Paul Harmens, a curator for the Overijssel Historical Center, told the Algemeen Dagblad daily last week that his institution has been searching for relatives of Siegfried de Groot and Bertha Lippers for weeks following the discovery earlier this year.

Their marriage certificate, issued in 1931 in Germany, was found at a private home during renovations in the town of Hattem, 60 miles east of Amsterdam. It was concealed behind a divide inside the chimney.

The couple and their two children, Dietrich and Marta Clara, all perished in the Holocaust: Siegfried in the Mauthausen death camp in Austria and the rest in Auschwitz. According to the certificate, Siegfried was 29 and Bertha 22 when they married in a religious ceremony that was officiated by a rabbi.

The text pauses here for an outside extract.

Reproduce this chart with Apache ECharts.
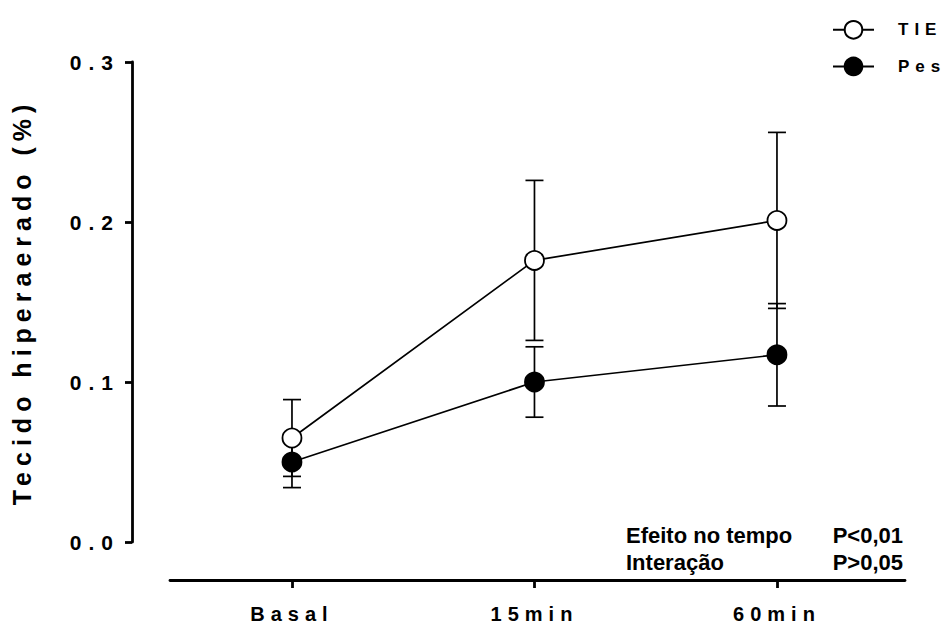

Harmens said he did not know how the certificate ended up where it was discovered. De Groot was born in Zwolle, a Dutch city bordering the suburb of Hattem.

“We don’t know whether they hid in that house, and there are many open questions,” Harmens said.

He noted that such discoveries are rare.

“A marriage certificate from Germany, of a Jewish couple who wed before a rabbi – you don’t find things like that very often,” Harmens said.

Earlier this year, the Dutch media reported on the finding of unique footage of a Jewish wedding in the province of Friesland, where nearly all the Jews were murdered. It was filmed in 1939, less than a year before the German army invaded the Netherlands. The couple in the footage, Mimi Dwinger and Barend Boers, survived the war.

And last year, a Dutch thrift store near Amsterdam returned a ketubah, a Jewish marriage contract, to the relatives of the murdered Dutch couple — Louis Barzelay and Flora Snatager — who signed the document in 1942.